Foodie is commonly understood to mean people who take the food they eat very seriously. But as the foodie culture spreads--do you have an artisanal butcher shop on your block yet?--two camps are emerging and threatening each other's turf: there are Foodie Locavores, who may end up being
covert environmental activists, and then there are the Fetish Foodies who can rave about crudos with the passion
of sports fans poring over box scores. Before this devolves into a fight over who owns the term foodie, we thought it
better to hash out the differences, in case you feel the need to choose sides. Herewith, a mini-guide to Foodie Locavores, vs Fetish Foodies.
Like the guy who lived Biblically for a year, Foodie Locavores are focused on getting back to basics. In this case it means eating locally-sourced, seasonal food. As Time's Bryan Walsh points out, this often means buying from a local organic farm, which he sees as a backdoor to environmental goals because "promoting sustainability won't just helop us get better and healthier food; it will also fight greenhouse gas emissions and water pollution." It's seems to be catching on with the public, so much so that WalMart's entered the how-green-is-your-produce fight with its recent emphasis on stocking locally grown produce.
And yet, like all movements, Foodie Locavores can take things to extremes: how local is local? How stringent and puritan do its followers have to be? In July, Todd Kliman's Daily Beast post primed the discussion with a post about how locavore restaurants pimp close-to-home food, but feature wine lists with selections from across the country or across continents instead of neighboring states or towns. A month later, Stephen Budiansky wrote an Op-Ed piece in The New York Times about the absurd lengths locavores go to be "pure" and how it doesn't always pay off. His point: it's sometimes smarter and more efficient to just buy lettuce from the store instead of growing your own. This then spun off into a debate on Grist about how elitist the locavore movement can be.

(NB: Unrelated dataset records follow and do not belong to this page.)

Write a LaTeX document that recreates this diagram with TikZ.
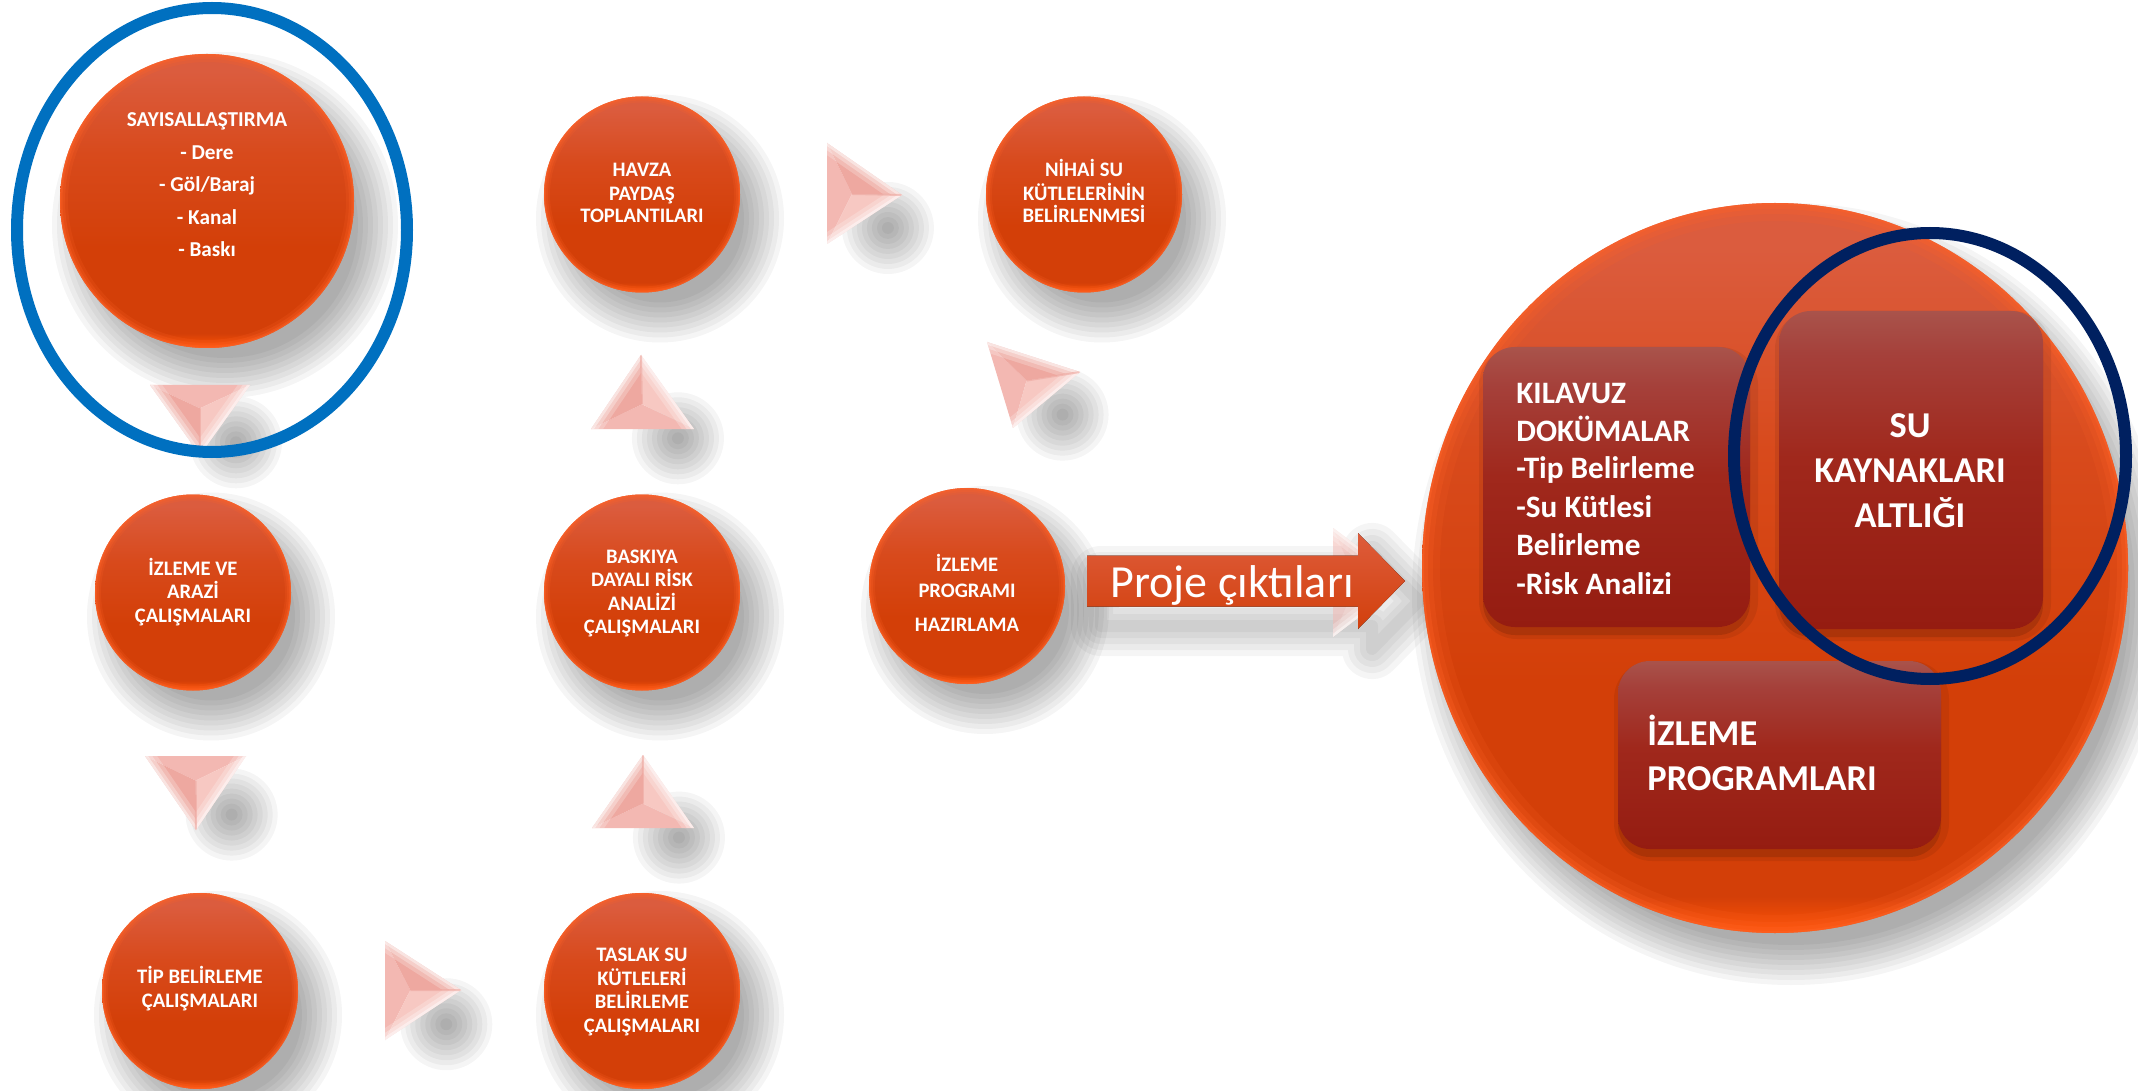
\documentclass[tikz,border=0pt]{standalone}
\usepackage{fontspec}
\setmainfont{Carlito}
\usetikzlibrary{calc,shapes.geometric}
\pgfdeclarelayer{bg}
\pgfsetlayers{bg,main}
\definecolor{balltop}{HTML}{DB5C3E}
\definecolor{ballmid}{HTML}{D84A1C}
\definecolor{ballbot}{HTML}{D33F08}
\definecolor{rimbot}{HTML}{FF5306}
\definecolor{rimglow}{HTML}{FF6226}
\definecolor{boxtop}{HTML}{A9534B}
\definecolor{boxupper}{HTML}{A5403A}
\definecolor{boxmid}{HTML}{A0281C}
\definecolor{boxbot}{HTML}{951C11}
\definecolor{pyrback}{HTML}{F3B8B2}
\definecolor{pyrlight}{HTML}{F7C8C2}
\definecolor{pyrdark}{HTML}{EEA8A0}
\definecolor{ringblue}{HTML}{0070C0}
\definecolor{ringnavy}{HTML}{002060}
\definecolor{arrtop}{HTML}{DE5C3C}
\definecolor{arrbot}{HTML}{D2400C}
\pgfdeclareverticalshading{ballshade}{100bp}{color(0bp)=(rimbot); color(25bp)=(rimbot); color(27.5bp)=(ballbot); color(42bp)=(ballbot); color(58bp)=(ballmid); color(72bp)=(balltop); color(100bp)=(balltop)}
\pgfdeclareverticalshading{boxshade}{100bp}{color(0bp)=(boxbot); color(25bp)=(boxbot); color(52bp)=(boxmid); color(68bp)=(boxupper); color(75bp)=(boxtop); color(100bp)=(boxtop)}
\tikzset{
 glowpic/.style n args={3}{path picture={\foreach \w/\o in {#3}{\draw[rimglow,line width=\w,opacity=\o] (path picture bounding box.center) ellipse[x radius=#1,y radius=#2];}}},
 ball/.style={circle,inner sep=0pt,minimum size=98pt,shade,shading=ballshade,glowpic={49pt}{49pt}{6pt/0.18,4pt/0.25,2pt/0.35,0.8pt/0.5}},
 rbox/.style={rectangle,rounded corners=16pt,inner sep=0pt,shade,shading=boxshade,
   preaction={fill=black,opacity=0.12,transform canvas={yshift=-4pt}},
   preaction={draw=black,line width=6pt,opacity=0.07,transform canvas={xshift=1pt,yshift=-3pt}}},
 circtext/.style={anchor=base,text=white,inner sep=0pt,font=\fontsize{10.3}{12}\selectfont\bfseries},
 saytext/.style={circtext,font=\fontsize{10.6}{12}\selectfont\bfseries},
 kiltext/.style={anchor=base west,text=white,inner sep=0pt,font=\fontsize{15.6}{18}\selectfont\bfseries},
 sutext/.style={anchor=base,text=white,inner sep=0pt,font=\fontsize{18.2}{20}\selectfont\bfseries},
 izptext/.style={sutext,anchor=base west},
 ring/.style={ellipse,inner sep=0pt,line width=6pt}
}
\newcommand{\textlines}[4]{\foreach \yy/\lin [count=\i] in {#4}{\node[#2] (#1tx\i) at (#3,\yy) {\lin};}}
\newcommand{\ballshadow}[5]{\foreach \k in {0,...,8}{\fill[black,opacity=0.04] ($(#1.center)+(#4,#5)$) ellipse[x radius={(#2-14+5*\k)*0.5pt},y radius={(#3-14+5*\k)*0.5pt}];}}
\newcommand{\pyrshadow}[3]{\coordinate (ps) at ($0.3333*(#1)+0.3333*(#2)+0.3333*(#3)+(36,34)$);
 \foreach \k in {0,...,8}{\fill[black,opacity=0.04] (ps) circle[radius={(6+5*\k)*0.5pt}];}}
\newcommand{\pyr}[3]{%
 \coordinate (pg) at ($0.3333*(#1)+0.3333*(#2)+0.3333*(#3)$);
 \fill[pyrback] (#1) -- (#2) -- (pg) -- cycle;
 \fill[pyrlight] (#2) -- (#3) -- (pg) -- cycle;
 \fill[pyrdark] (#3) -- (#1) -- (pg) -- cycle;
 \begin{scope}
  \clip (#1) -- (#2) -- (#3) -- cycle;
  \foreach \w/\o in {20/0.22,12/0.3,5/0.45}{\draw[white,line width=\w*0.5pt,opacity=\o,line join=round] (#2) -- (#3) -- (#1);}
  \draw[pyrdark,line width=1pt,opacity=0.6] (pg) -- (#3);
 \end{scope}}
\begin{document}
\begin{tikzpicture}[x=0.5pt,y=-0.5pt]
\useasboundingbox (0,0) rectangle (2138,1091);
% circles
\node[ball,minimum size=147pt,glowpic={73.5pt}{73.5pt}{8pt/0.18,5pt/0.25,2.5pt/0.35,1pt/0.5}] (say) at (207,201) {};
\node[ball] (havza) at (642,194.5) {};
\node[ball] (nihai) at (1084,194.5) {};
\node[ball] (izl) at (193,592.5) {};
\node[ball] (bask) at (642,592.5) {};
\node[ball] (izp) at (967,586) {};
\node[ball] (tip) at (200,991) {};
\node[ball] (tas) at (642,991) {};
\node[ellipse,inner sep=0pt,minimum width=353pt,minimum height=365pt,shade,shading=ballshade,glowpic={176.5pt}{182.5pt}{18pt/0.15,11pt/0.2,6pt/0.3,2pt/0.45}] (big) at (1775,568) {};
% boxes
\node[rbox,minimum width=133.5pt,minimum height=140pt] (kil) at (1616.5,487) {};
\node[rbox,minimum width=132pt,minimum height=159pt] (suk) at (1911,470) {};
\node[rbox,minimum width=161.5pt,minimum height=94pt] (izpr) at (1779.5,755) {};
% pyramids
\coordinate (t1a) at (150,385); \coordinate (t1b) at (250,385); \coordinate (t1c) at (200,455);
\coordinate (t2a) at (145,756); \coordinate (t2b) at (246,756); \coordinate (t2c) at (196,830);
\coordinate (t3a) at (385,941); \coordinate (t3b) at (385,1040); \coordinate (t3c) at (461,990);
\coordinate (t4a) at (592,828); \coordinate (t4b) at (694,828); \coordinate (t4c) at (643,755);
\coordinate (t5a) at (591,429); \coordinate (t5b) at (694,429); \coordinate (t5c) at (641,355);
\coordinate (t6a) at (827,143); \coordinate (t6b) at (827,244); \coordinate (t6c) at (902,195);
\coordinate (t7a) at (987,342); \coordinate (t7b) at (1013,428); \coordinate (t7c) at (1080,372);
\coordinate (t8a) at (1333,528); \coordinate (t8b) at (1333,637); \coordinate (t8c) at (1405,582);
\pyr{t1a}{t1b}{t1c}
\pyr{t2a}{t2b}{t2c}
\pyr{t3a}{t3b}{t3c}
\pyr{t4a}{t4b}{t4c}
\pyr{t5a}{t5b}{t5c}
\pyr{t6a}{t6b}{t6c}
\pyr{t7a}{t7b}{t7c}
\begin{scope}[opacity=0.55]
\pyr{t8a}{t8b}{t8c}
\end{scope}
% arrow
\coordinate (arrtail) at (1087,581);
\coordinate (arrtip) at (1405,581);
\fill[top color=arrtop,bottom color=arrbot] ($(arrtail)+(0,-25.5)$) -- ($(arrtip)+(-47,-25.5)$) -- ($(arrtip)+(-47,-48)$) -- (arrtip) -- ($(arrtip)+(-47,48)$) -- ($(arrtip)+(-47,25.5)$) -- ($(arrtail)+(0,25.5)$) -- cycle;
\node[anchor=base,text=white,inner sep=0pt,font=\fontsize{23}{26}\selectfont] (proje) at (1232,597) {Proje çıktıları};
% texts
\textlines{say}{saytext}{207}{127/{SAYISALLAŞTIRMA},159.5/{- Dere},192/{- Göl/Baraj},224.5/{- Kanal},257/{- Baskı}}
\textlines{havza}{circtext}{642}{177/{HAVZA},200.5/{PAYDAŞ},223/{TOPLANTILARI}}
\textlines{nihai}{circtext}{1084}{177/{NİHAİ SU},200.5/{KÜTLELERİNİN},223/{BELİRLENMESİ}}
\textlines{izl}{circtext}{193}{575/{İZLEME VE},598.5/{ARAZİ},622/{ÇALIŞMALARI}}
\textlines{bask}{circtext}{642}{563/{BASKIYA},586.5/{DAYALI RİSK},610/{ANALİZİ},633.5/{ÇALIŞMALARI}}
\textlines{izp}{circtext}{967}{571/{İZLEME},597.5/{PROGRAMI},631/{HAZIRLAMA}}
\textlines{tip}{circtext}{200}{983/{TİP BELİRLEME},1007.5/{ÇALIŞMALARI}}
\textlines{tas}{circtext}{642}{961/{TASLAK SU},985/{KÜTLELERİ},1008.5/{BELİRLEME},1032/{ÇALIŞMALARI}}
\textlines{kil}{kiltext}{1516}{403/{KILAVUZ},441/{DOKÜMALAR},479/{-Tip Belirleme},517/{-Su Kütlesi},555.5/{Belirleme},594/{-Risk Analizi}}
\textlines{suk}{sutext}{1910}{437.5/{SU},482/{KAYNAKLARI},527/{ALTLIĞI}}
\textlines{izpr}{izptext}{1647}{745/{İZLEME},790/{PROGRAMLARI}}
% rings
\node[ring,draw=ringblue,minimum width=195pt,minimum height=222pt] (focusA) at (212,230) {};
\node[ring,draw=ringnavy,minimum width=196pt,minimum height=223pt] (focusB) at (1930,456) {};
% shadows
\begin{pgfonlayer}{bg}
\fill[white] (0,0) rectangle (2138,1091);
\ballshadow{say}{147}{147}{18}{24}
\ballshadow{havza}{98}{98}{18}{24}
\ballshadow{nihai}{98}{98}{18}{24}
\ballshadow{izl}{98}{98}{18}{24}
\ballshadow{bask}{98}{98}{18}{24}
\ballshadow{izp}{98}{98}{18}{24}
\ballshadow{tip}{98}{98}{18}{24}
\ballshadow{tas}{98}{98}{18}{24}
\ballshadow{big}{353}{365}{16}{26}
\pyrshadow{t1a}{t1b}{t1c}
\pyrshadow{t2a}{t2b}{t2c}
\pyrshadow{t3a}{t3b}{t3c}
\pyrshadow{t4a}{t4b}{t4c}
\pyrshadow{t5a}{t5b}{t5c}
\pyrshadow{t6a}{t6b}{t6c}
\pyrshadow{t7a}{t7b}{t7c}
\foreach \w in {60,48,36,24,12}{\draw[black,opacity=0.04,line width=\w*0.5pt,line join=round] ($(arrtail)+(14,-5)$) -- ($(arrtip)+(-33,-5)$) -- ($(arrtip)+(-33,-28)$) -- ($(arrtip)+(14,20)$) -- ($(arrtip)+(-33,68)$) -- ($(arrtip)+(-33,45)$) -- ($(arrtail)+(14,45)$) -- cycle;}
\end{pgfonlayer}
\end{tikzpicture}
\end{document}
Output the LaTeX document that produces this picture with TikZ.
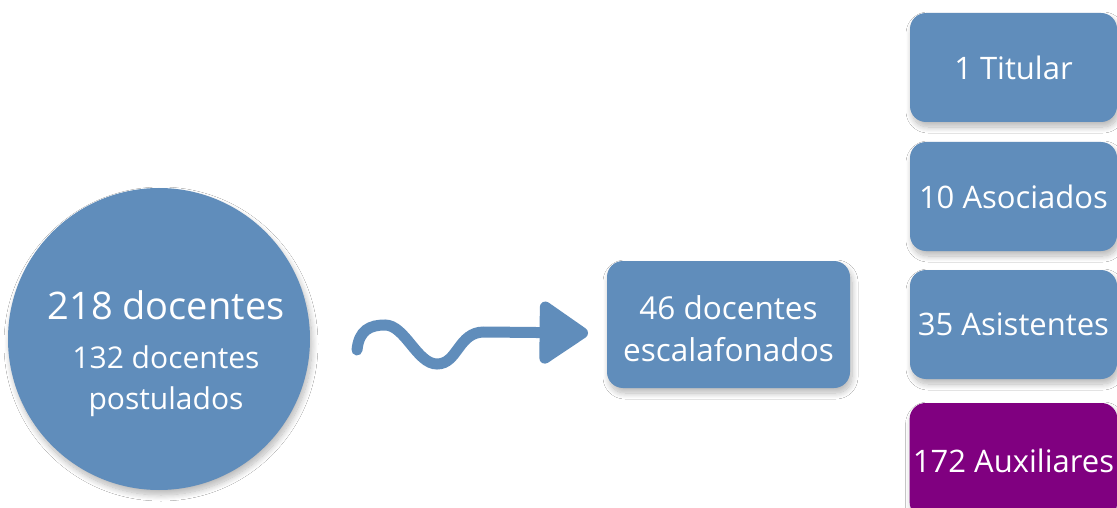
\documentclass[tikz,border=0pt]{standalone}
\usepackage{fontspec}
\setmainfont{Open Sans}
\usetikzlibrary{arrows.meta,shadows.blur}
\definecolor{boxblue}{RGB}{96,141,187}
\definecolor{boxpurple}{RGB}{128,0,128}
\tikzset{
  shade/.style={blur shadow={shadow blur steps=12, shadow xshift=2pt, shadow yshift=-5pt, shadow opacity=28, shadow blur radius=6pt}},
  rbox/.style={draw=none, fill=boxblue, rounded corners=16pt, text=white, align=center, shade},
  rightbox/.style={rbox, minimum width=207pt, minimum height=109pt, font=\fontsize{31}{36}\selectfont},
  circ/.style={circle, fill=boxblue, draw=none, minimum size=302pt, text=white, align=center, shade},
  wtext/.style={text=white, align=center},
  wave/.style={draw=boxblue, line width=11pt, line cap=round, -{Triangle[length=53pt,width=69pt,round=false]}}
}
\begin{document}
\begin{tikzpicture}[x=1pt,y=-1pt]
\useasboundingbox (0,0) rectangle (1117,508);
\fill[white] (0,0) rectangle (1117,508);
\node[circ] (c) at (159,339) {};
\node[wtext, font=\fontsize{38}{42}\selectfont] (c1) at (166,305) {218 docentes};
\node[wtext, font=\fontsize{30}{41}\selectfont] (c2) at (166,381) {132 docentes\\postulados};
\node[rbox, minimum width=243pt, minimum height=127pt] (m) at (728.5,324.5) {};
\node[wtext, font=\fontsize{31.5}{42}\selectfont] (mt) at (728.5,328.5) {46 docentes\\escalafonados};
\node[rightbox] (r1) at (1013.5,67.5) {1 Titular};
\node[rightbox] (r2) at (1013.5,196.5) {10 Asociados};
\node[rightbox] (r3) at (1013.5,324.5) {35 Asistentes};
\node[rightbox, fill=boxpurple, minimum height=115pt] (r4) at (1013.5,460.5) {172 Auxiliares};
\coordinate (ws) at (357,350);
\coordinate (we) at (588,333);
\draw[wave] (ws) .. controls (359,330) and (370,325) .. (385,325) .. controls (405,325) and (417,364) .. (437,364) .. controls (458,364) and (458,332) .. (484,332) -- (we);
\end{tikzpicture}
\end{document}
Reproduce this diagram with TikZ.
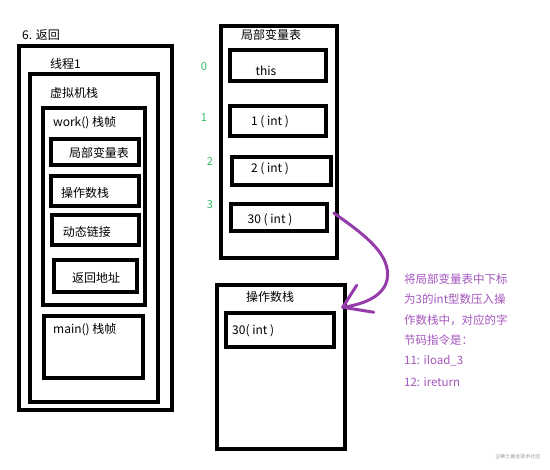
\documentclass[tikz,border=0pt]{standalone}
\usepackage{fontspec}
\setmainfont{Noto Sans CJK SC}
\usetikzlibrary{calc}
\definecolor{arrowpurple}{RGB}{150,60,170}
\definecolor{textpurple}{RGB}{165,85,190}
\definecolor{idxgreen}{RGB}{50,190,100}
\tikzset{
  box/.style={draw=black, line width=3.5pt, inner sep=0pt, fill=white},
  lbl/.style={inner sep=0pt, font=\fontsize{12}{14}\selectfont},
  idx/.style={inner sep=0pt, text=idxgreen, font=\fontsize{11}{13}\selectfont},
  note/.style={inner sep=0pt, anchor=west, text=textpurple, font=\fontsize{11.5}{13}\selectfont},
  purplearrow/.style={draw=arrowpurple, line width=3pt, line cap=round, line join=round}
}
\begin{document}
\begin{tikzpicture}[x=1pt,y=-1pt]
\useasboundingbox[fill=white] (0,0) rectangle (550,470);
% left stack
\node[box, minimum width=153pt, minimum height=364pt] (outer) at (95.5,228) {};
\node[box, minimum width=128pt, minimum height=328pt] (thread) at (94,238) {};
\node[box, minimum width=102pt, minimum height=197pt] (work) at (94,206.5) {};
\node[box, minimum width=88pt, minimum height=26pt] (lvs) at (95,152) {};
\node[box, minimum width=88pt, minimum height=30pt] (oss) at (95,191) {};
\node[box, minimum width=87pt, minimum height=30pt] (dl) at (95.5,230) {};
\node[box, minimum width=83pt, minimum height=32pt] (ra) at (95.5,276) {};
\node[box, minimum width=99pt, minimum height=62pt] (mainf) at (93.5,347) {};
\node[lbl, anchor=west] (t6) at (22,35) {6. 返回};
\node[lbl, anchor=west] (tth) at (50,64) {线程1};
\node[lbl, anchor=west] (tvm) at (50,93) {虚拟机栈};
\node[lbl, anchor=west] (twork) at (53,123) {work() 栈帧};
\node[lbl] (tlvs) at (99,153) {局部变量表};
\node[lbl] (toss) at (85,193) {操作数栈};
\node[lbl] (tdl) at (87,232) {动态链接};
\node[lbl] (tra) at (96,278) {返回地址};
\node[lbl, anchor=west] (tmain) at (53,330) {main() 栈帧};
% local variable table
\node[box, minimum width=116pt, minimum height=232pt] (lvt) at (279,142) {};
\node[lbl] (tlvt) at (271,35) {局部变量表};
\node[box, minimum width=96pt, minimum height=31pt] (v0) at (278,65.5) {};
\node[box, minimum width=96pt, minimum height=30pt] (v1) at (278,121) {};
\node[box, minimum width=99pt, minimum height=28pt] (v2) at (281.5,171) {};
\node[box, minimum width=96pt, minimum height=27pt] (v3) at (279,217.5) {};
\node[lbl] (tv0) at (266,71) {this};
\node[lbl] (tv1) at (270,122) {1 ( int )};
\node[lbl] (tv2) at (270,169) {2 ( int )};
\node[lbl] (tv3) at (270,220) {30 ( int )};
\node[idx] (i0) at (204,67) {0};
\node[idx] (i1) at (204,118) {1};
\node[idx] (i2) at (210,162) {2};
\node[idx] (i3) at (210,205) {3};
% operand stack
\node[box, minimum width=128pt, minimum height=164pt] (ost) at (281,367) {};
\node[lbl] (tost) at (270,297) {操作数栈};
\node[box, minimum width=108pt, minimum height=34pt] (os0) at (280,330) {};
\node[lbl, anchor=west] (tos0) at (232,331) {30( int )};
% arrow
\coordinate (tip) at ([xshift=7pt,yshift=4pt]os0.north east);
\draw[purplearrow] ([xshift=5pt,yshift=4.5pt]v3.east) .. controls (365,235) and (392,255) .. (387,280) .. controls (383,298) and (360,305) .. (tip);
\draw[purplearrow] ($(tip)+(14,-22)$) -- (tip) -- ($(tip)+(31,5)$);
% note
\node[note] (n1) at (404,279) {将局部变量表中下标};
\node[note] (n2) at (404,299) {为3的int型数压入操};
\node[note] (n3) at (404,320) {作数栈中，对应的字};
\node[note] (n4) at (404,340) {节码指令是：};
\node[note] (n5) at (404,361) {11: iload\_3};
\node[note] (n6) at (404,382) {12: ireturn};
\node[inner sep=0pt, text=black!40, font=\fontsize{5}{6}\selectfont] (wm) at (518,457) {@稀土掘金技术社区};
\end{tikzpicture}
\end{document}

Wherever one comes down in the debate, Time's Walsh finds hope in the more-local-that-your-local debates. For Walsh, Foodie Locavores have "directly jacked into that other great American obsession—health—in a way that distant concerns about climate change have largely failed to do."
Some locavore foodie terms:
- Community Supported Agriculture (CSA)
Foodies, who can rhapsodize about foams and the pleasure of a deceptively simple tartin, may overlap with Foodie Locavores because, as The Atlantic's BR Myers points out, "the contemporary gourmet reacts by voicing an ever-stronger preference for free-range meats from small local farms. He even claims to believe that well-treated animals taste better."
But virtuous food is only one part of the Fetish Foodie equation. In Anthony Bourdain's realm, Fetish Foodies are more into food porn than humanely, locally raised fruit and veg. If it were, there wouldn't be cookbooks with chapters devoted to marshmallow fluff and sardines. Instead, Fetish Foodies consider restaurants temples and may dip into the puritan food realm by insisting diners eat nose-to-tail in the name of responsible eating. But really, Myers says, this is nonsense.
The goal and the focus, Myers says is gluttony, everything else is just an elitist magic show: "The doublespeak now comes in more pious tones, especially when foodies feign concern for animals. Crowding around to watch the slaughter of a pig—even getting in its face just before the shot—is described by Bethany Jean Clement (in an article in Best Food Writing 2009) as “solemn” and “respectful” behavior. [Michael] Pollan writes about going with a friend to watch a goat get killed. “Mike says the experience made him want to honor our goat by wasting as little of it as possible.” It’s teachable fun for the whole foodie family" he says.